从图19 可以看出,测点9 和测点10 的应变最大峰值均在振动第1 个循环,而后逐渐衰减;测点9 的应变峰值大于测点10 的。相同爆炸加载条件下,测点9 的应变值在工况2 时比工况1 时的要小,表明结构周围围土后,在一定程度上增强了圆柱壳的约束作用,使其整体振动幅值减小,这与图16 中测点4 在2 种工况下的加速度对比情况一致。

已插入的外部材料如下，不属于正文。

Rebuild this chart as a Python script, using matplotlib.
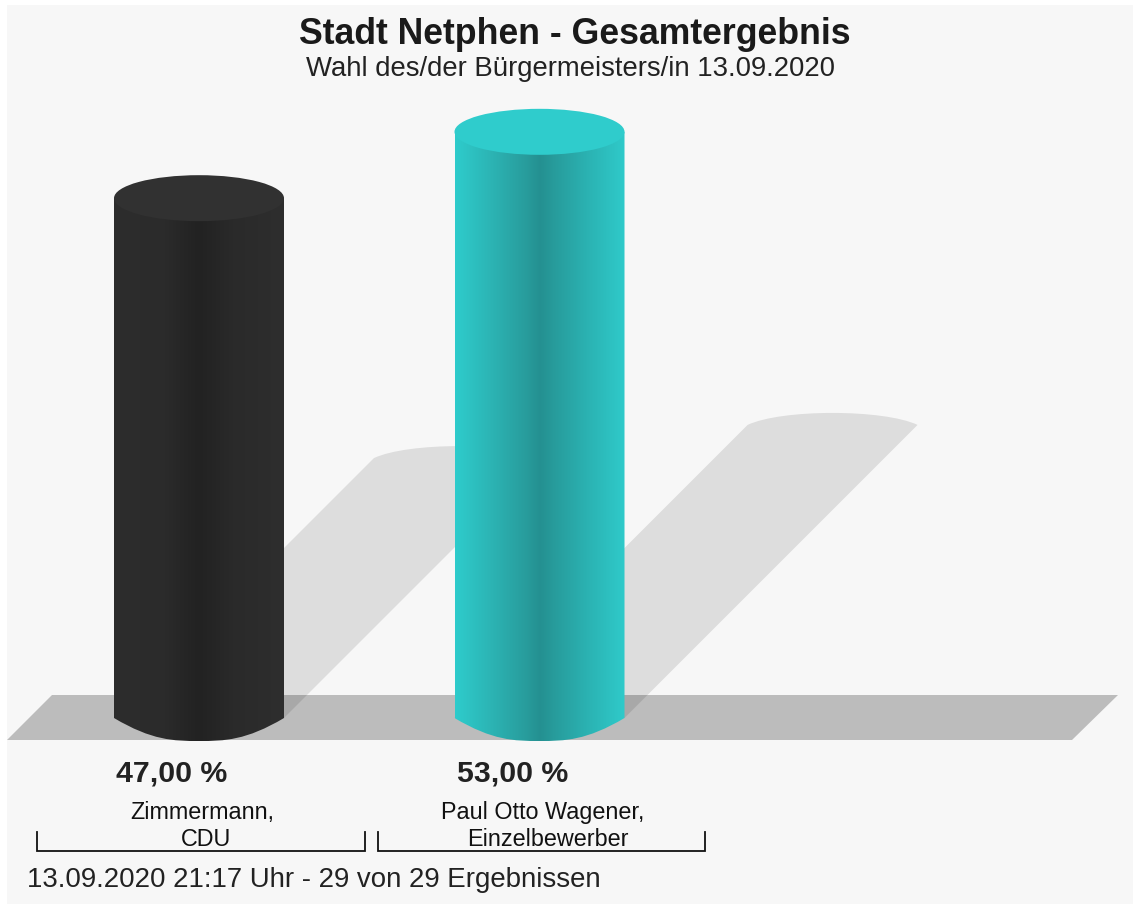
import matplotlib
matplotlib.use("Agg")
import matplotlib.pyplot as plt
import numpy as np
from matplotlib.colors import LinearSegmentedColormap
from matplotlib.patches import Ellipse, PathPatch, Polygon, Rectangle
from matplotlib.path import Path

# ---- data ----
title = "Stadt Netphen - Gesamtergebnis"
subtitle = "Wahl des/der Bürgermeisters/in 13.09.2020"
footer = "13.09.2020 21:17 Uhr - 29 von 29 Ergebnissen"
name_lines_1 = ["Zimmermann,", "Paul Otto Wagener,"]
name_lines_2 = ["CDU", "Einzelbewerber"]
shares = [47.0, 53.0]
share_labels = ["47,00 %", "53,00 %"]

# ---- style ----
BG = "#f7f7f7"
TOPS = ["#313131", "#2fcccc"]
STOPS = [
    [(0, "#2d2d2d"), (0.3, "#2b2b2b"), (0.5, "#222222"), (0.7, "#2a2a2a"), (1, "#2e2e2e")],
    [(0, "#2ecccc"), (0.22, "#2cb3b3"), (0.42, "#289c9c"), (0.5, "#249091"), (0.58, "#279b9b"),
     (0.78, "#2bb2b2"), (1, "#2fcaca")],
]
W, H = 1133, 906
BASE_PX = 718.0      # pixel row of value 0
PX_PER_PCT = 11.06   # pixels per percentage point
RX, RY = 85.0, 23.0
CENTERS = [199.0, 539.5]

fig = plt.figure(figsize=(W / 100, H / 100), dpi=100, facecolor="white")
ax = fig.add_axes([0, 0, 1, 1])
ax.set_axis_off()
ylim = ((BASE_PX - H) / PX_PER_PCT, BASE_PX / PX_PER_PCT)


def vy(py):
    """Value-axis position of a pixel row."""
    return (BASE_PX - py) / PX_PER_PCT


ry = RY / PX_PER_PCT
plt.rcParams["font.family"] = ["Liberation Sans", "DejaVu Sans"]

# panel inside the thin white margin
ax.add_patch(Rectangle((7, vy(904)), W - 7, vy(5) - vy(904), fc=BG, ec="none", zorder=0))

# floor
ax.add_patch(Polygon([(7, vy(740)), (1072, vy(740)), (1118, vy(695)), (52, vy(695))],
                     closed=True, fc="#bcbcbc", ec="none", zorder=1))

# shadows: half the height of the bar, sheared 45 degrees in pixels
for cx, v in zip(CENTERS, shares):
    top = v * 0.5
    tx = cx + top * PX_PER_PCT
    r = 12.0 / PX_PER_PCT
    verts = [(cx - RX, 0), (tx - RX, top),
             (tx - RX * 0.6, top + r / 0.75), (tx + RX * 0.6, top + r / 0.75), (tx + RX, top),
             (cx + RX, 0), (cx - RX, 0)]
    codes = [Path.MOVETO, Path.LINETO, Path.CURVE4, Path.CURVE4, Path.CURVE4,
             Path.LINETO, Path.CLOSEPOLY]
    ax.add_patch(PathPatch(Path(verts, codes), fc="black", alpha=0.1, ec="none", zorder=2))

# cylinders
K = 0.5522847
for cx, v, stops, top_c in zip(CENTERS, shares, STOPS, TOPS):
    cmap = LinearSegmentedColormap.from_list("c", stops)
    im = ax.imshow(np.linspace(0, 1, 340)[None, :], cmap=cmap, aspect="auto",
                   extent=(cx - RX, cx + RX, -ry, v), zorder=3, interpolation="bilinear")
    verts = [(cx - RX, v), (cx + RX, v), (cx + RX, 0),
             (cx + RX * K, -ry * 0.98), (cx + RX * 0.30, -ry), (cx, -ry),
             (cx - RX * 0.30, -ry), (cx - RX * K, -ry * 0.98), (cx - RX, 0),
             (cx - RX, v)]
    codes = [Path.MOVETO, Path.LINETO, Path.LINETO, Path.CURVE4, Path.CURVE4, Path.CURVE4,
             Path.CURVE4, Path.CURVE4, Path.CURVE4, Path.CLOSEPOLY]
    clip = PathPatch(Path(verts, codes), transform=ax.transData, fc="none", ec="none")
    ax.add_patch(clip)
    im.set_clip_path(clip)
    ax.add_patch(Ellipse((cx, v), 2 * RX, 2 * ry, fc=top_c, ec="none", zorder=4))

ax.set_xlim(0, W)
ax.set_ylim(*ylim)

# titles
ax.text(574.5, vy(35), title, ha="center", va="center", fontsize=25.7, fontweight="bold",
        color="#1a1a1a", zorder=6)
ax.text(570, vy(69.5), subtitle, ha="center", va="center", fontsize=19.8, color="#222222", zorder=6)

# share labels and names
for x, lab in zip([171.5, 512.5], share_labels):
    ax.text(x, vy(773), lab, ha="center", va="center", fontsize=21.8, fontweight="bold",
            color="#222222", zorder=6)
for x, line in zip([202, 542.5], name_lines_1):
    ax.text(x, vy(813), line, ha="center", va="center", fontsize=16.8, color="#111111", zorder=6)
for x, line in zip([206, 547.5], name_lines_2):
    ax.text(x, vy(840), line, ha="center", va="center", fontsize=16.8, color="#111111", zorder=6)

# brackets
for x0, x1 in [(37, 365), (378, 705)]:
    ax.plot([x0, x0, x1, x1], [vy(832), vy(851), vy(851), vy(832)], color="#111111",
            lw=1.3, solid_joinstyle="miter", zorder=5)

ax.text(27, vy(880), footer, ha="left", va="center", fontsize=19.9, color="#222222", zorder=6)

fig.savefig("out.png", dpi=100, facecolor="white")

图 18 防护墙各测点的应变时程曲线 (Q=160 g,L=4.8 m,工况1)Fig.18 Strain-time curves at various test points of the protecting wall (Q=160 g, L=4.8 m, the first condition)

3 结 论

(1)化爆冲击波荷载作用时间短,压力衰减快,结构荷载主要产生于冲击波绕射结构的过程,随着波绕射逐渐施加到结构表面;若结构尺寸与冲击波波长处于同一量级,在确定结构表面荷载时应考虑冲击波压力在绕射传播过程中的自然衰减。

(2)外部爆炸冲击波作用下,结构体现出局部与整体振动耦合的特性,与冲击波最早接触的构件先振动,而后由于结构整体参与使振动频率降低、幅值减小;本实验中结构周边围土降低了防护墙迎爆面的振动频率,减小了防护墙和组合壳整体加速度和应变幅值,但对结构整体振动频率影响不大。